▸ DIRECTIONS FOR THIS TASK
Retype only the lines below from the one with "Give me the Altair source for this chart." to the one with "hours = [i *", inclusive, skipping every image.

Figure scripts:
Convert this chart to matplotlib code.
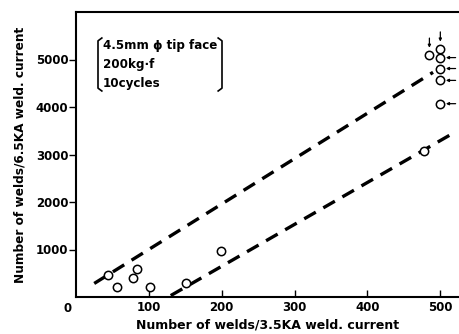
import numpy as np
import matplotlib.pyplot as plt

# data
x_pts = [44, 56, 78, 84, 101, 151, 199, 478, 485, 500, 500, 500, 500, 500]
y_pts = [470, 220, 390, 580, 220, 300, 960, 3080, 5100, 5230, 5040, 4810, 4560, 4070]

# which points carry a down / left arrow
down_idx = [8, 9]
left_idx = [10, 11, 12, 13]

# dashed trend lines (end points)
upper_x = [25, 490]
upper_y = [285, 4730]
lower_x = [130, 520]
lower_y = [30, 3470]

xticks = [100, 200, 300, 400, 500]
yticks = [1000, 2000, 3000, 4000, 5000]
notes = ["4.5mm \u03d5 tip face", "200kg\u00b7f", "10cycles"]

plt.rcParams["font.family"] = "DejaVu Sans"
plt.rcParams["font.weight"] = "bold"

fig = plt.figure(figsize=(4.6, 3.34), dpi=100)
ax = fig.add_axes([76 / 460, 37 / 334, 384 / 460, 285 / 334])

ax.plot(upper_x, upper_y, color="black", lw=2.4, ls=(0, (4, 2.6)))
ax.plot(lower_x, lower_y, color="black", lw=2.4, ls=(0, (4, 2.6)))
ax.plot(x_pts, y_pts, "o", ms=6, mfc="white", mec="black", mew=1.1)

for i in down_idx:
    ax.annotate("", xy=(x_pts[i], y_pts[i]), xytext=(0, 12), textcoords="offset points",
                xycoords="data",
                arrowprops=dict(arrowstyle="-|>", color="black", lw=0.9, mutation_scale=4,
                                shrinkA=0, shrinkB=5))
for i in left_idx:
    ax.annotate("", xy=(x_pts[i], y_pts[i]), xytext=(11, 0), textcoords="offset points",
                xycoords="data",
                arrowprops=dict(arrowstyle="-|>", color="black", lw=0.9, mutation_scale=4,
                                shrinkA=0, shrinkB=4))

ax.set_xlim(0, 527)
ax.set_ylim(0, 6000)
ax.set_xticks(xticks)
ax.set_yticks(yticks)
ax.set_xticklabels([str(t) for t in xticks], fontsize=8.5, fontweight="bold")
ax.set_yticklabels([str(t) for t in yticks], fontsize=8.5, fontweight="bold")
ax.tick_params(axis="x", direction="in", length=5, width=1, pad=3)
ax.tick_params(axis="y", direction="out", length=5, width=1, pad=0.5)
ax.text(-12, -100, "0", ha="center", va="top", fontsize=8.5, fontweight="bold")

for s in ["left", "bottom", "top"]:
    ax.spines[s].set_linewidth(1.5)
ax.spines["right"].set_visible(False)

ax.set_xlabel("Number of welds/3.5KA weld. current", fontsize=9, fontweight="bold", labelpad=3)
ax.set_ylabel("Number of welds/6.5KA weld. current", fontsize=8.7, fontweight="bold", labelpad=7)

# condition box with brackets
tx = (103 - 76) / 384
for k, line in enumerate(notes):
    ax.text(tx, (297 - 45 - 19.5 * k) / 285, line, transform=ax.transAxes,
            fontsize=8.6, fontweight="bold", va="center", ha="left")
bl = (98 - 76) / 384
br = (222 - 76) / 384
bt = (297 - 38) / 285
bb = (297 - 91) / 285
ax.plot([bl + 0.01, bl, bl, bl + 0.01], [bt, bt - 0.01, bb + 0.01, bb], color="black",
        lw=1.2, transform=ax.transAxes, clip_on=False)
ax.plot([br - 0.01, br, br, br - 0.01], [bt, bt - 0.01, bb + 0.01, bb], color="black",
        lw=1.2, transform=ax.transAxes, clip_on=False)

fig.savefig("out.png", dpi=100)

* * *

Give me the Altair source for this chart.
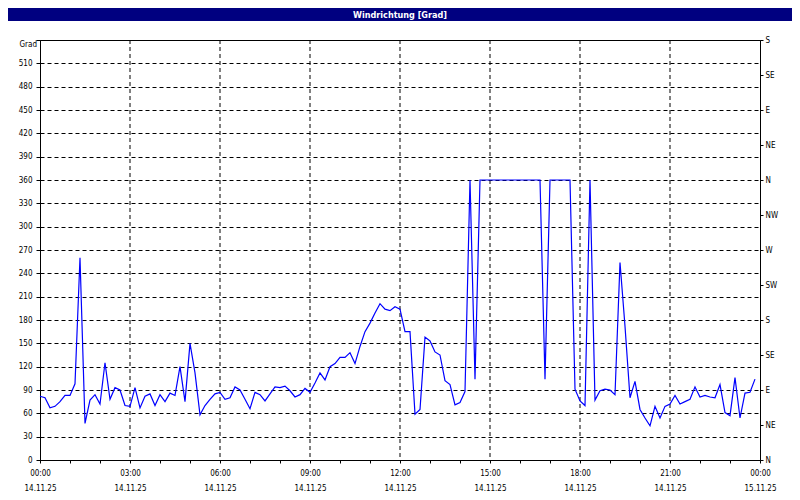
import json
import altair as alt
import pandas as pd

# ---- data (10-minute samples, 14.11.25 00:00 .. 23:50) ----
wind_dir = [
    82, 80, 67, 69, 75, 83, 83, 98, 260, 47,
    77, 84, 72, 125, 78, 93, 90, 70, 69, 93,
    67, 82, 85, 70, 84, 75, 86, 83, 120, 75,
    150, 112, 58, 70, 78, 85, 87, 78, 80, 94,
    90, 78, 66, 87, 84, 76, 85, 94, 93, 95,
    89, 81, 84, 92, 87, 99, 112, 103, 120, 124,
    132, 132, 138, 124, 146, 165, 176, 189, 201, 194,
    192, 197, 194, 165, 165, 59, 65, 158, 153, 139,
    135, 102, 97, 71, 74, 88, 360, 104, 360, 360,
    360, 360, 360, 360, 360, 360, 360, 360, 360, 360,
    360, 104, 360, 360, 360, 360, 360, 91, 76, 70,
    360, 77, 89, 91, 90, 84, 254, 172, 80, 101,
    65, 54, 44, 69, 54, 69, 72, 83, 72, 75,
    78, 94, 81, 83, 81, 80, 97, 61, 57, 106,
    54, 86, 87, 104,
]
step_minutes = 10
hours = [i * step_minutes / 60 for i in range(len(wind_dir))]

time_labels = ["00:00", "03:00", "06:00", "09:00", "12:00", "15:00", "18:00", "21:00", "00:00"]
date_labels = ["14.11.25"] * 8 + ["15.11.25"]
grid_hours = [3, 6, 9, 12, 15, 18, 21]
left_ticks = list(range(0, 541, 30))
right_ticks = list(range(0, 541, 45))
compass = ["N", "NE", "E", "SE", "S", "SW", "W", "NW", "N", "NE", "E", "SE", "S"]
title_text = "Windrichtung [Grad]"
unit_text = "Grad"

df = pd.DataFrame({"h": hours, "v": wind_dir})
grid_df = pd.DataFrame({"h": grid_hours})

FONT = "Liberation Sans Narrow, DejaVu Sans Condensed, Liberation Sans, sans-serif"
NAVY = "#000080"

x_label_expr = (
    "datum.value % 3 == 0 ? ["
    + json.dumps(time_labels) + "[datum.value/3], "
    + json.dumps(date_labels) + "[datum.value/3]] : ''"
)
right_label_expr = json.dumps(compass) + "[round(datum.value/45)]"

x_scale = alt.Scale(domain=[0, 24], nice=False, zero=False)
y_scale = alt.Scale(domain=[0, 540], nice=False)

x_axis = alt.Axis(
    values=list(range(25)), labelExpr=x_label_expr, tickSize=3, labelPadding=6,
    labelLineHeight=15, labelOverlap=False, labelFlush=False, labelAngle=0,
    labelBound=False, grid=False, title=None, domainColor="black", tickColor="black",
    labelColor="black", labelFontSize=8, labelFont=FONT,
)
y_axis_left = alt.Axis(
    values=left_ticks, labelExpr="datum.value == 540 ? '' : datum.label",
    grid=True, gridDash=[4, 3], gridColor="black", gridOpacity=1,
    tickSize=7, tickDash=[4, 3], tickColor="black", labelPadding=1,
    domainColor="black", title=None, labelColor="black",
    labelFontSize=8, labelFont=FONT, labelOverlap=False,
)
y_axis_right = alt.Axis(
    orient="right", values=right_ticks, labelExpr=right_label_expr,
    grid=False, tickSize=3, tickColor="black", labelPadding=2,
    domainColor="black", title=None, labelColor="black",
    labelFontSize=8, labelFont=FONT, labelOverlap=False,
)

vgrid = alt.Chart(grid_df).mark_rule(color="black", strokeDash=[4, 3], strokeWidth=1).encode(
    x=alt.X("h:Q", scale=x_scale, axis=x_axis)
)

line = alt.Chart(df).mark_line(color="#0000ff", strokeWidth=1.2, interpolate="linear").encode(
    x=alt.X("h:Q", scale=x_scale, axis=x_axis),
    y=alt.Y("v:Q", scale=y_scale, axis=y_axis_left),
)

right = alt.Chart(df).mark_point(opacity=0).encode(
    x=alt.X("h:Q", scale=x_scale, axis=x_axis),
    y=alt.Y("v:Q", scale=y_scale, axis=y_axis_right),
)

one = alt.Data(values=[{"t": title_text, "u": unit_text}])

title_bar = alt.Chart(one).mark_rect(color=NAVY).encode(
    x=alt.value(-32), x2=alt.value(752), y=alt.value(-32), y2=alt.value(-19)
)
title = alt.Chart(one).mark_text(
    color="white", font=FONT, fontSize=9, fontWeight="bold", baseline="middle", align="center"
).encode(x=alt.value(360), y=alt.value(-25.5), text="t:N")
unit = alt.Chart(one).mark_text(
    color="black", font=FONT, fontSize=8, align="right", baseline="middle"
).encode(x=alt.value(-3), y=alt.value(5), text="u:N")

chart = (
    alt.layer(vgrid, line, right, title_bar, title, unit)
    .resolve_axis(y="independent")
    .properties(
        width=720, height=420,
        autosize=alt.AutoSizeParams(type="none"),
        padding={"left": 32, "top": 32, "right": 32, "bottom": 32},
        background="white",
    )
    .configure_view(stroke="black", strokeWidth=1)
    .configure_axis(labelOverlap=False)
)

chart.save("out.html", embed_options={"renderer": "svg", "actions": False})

▸ EXERCISE SOLUTION
Give me the Altair source for this chart.
import json
import altair as alt
import pandas as pd

# ---- data (10-minute samples, 14.11.25 00:00 .. 23:50) ----
wind_dir = [
    82, 80, 67, 69, 75, 83, 83, 98, 260, 47,
    77, 84, 72, 125, 78, 93, 90, 70, 69, 93,
    67, 82, 85, 70, 84, 75, 86, 83, 120, 75,
    150, 112, 58, 70, 78, 85, 87, 78, 80, 94,
    90, 78, 66, 87, 84, 76, 85, 94, 93, 95,
    89, 81, 84, 92, 87, 99, 112, 103, 120, 124,
    132, 132, 138, 124, 146, 165, 176, 189, 201, 194,
    192, 197, 194, 165, 165, 59, 65, 158, 153, 139,
    135, 102, 97, 71, 74, 88, 360, 104, 360, 360,
    360, 360, 360, 360, 360, 360, 360, 360, 360, 360,
    360, 104, 360, 360, 360, 360, 360, 91, 76, 70,
    360, 77, 89, 91, 90, 84, 254, 172, 80, 101,
    65, 54, 44, 69, 54, 69, 72, 83, 72, 75,
    78, 94, 81, 83, 81, 80, 97, 61, 57, 106,
    54, 86, 87, 104,
]
step_minutes = 10
hours = [i * step_minutes / 60 for i in range(len(wind_dir))]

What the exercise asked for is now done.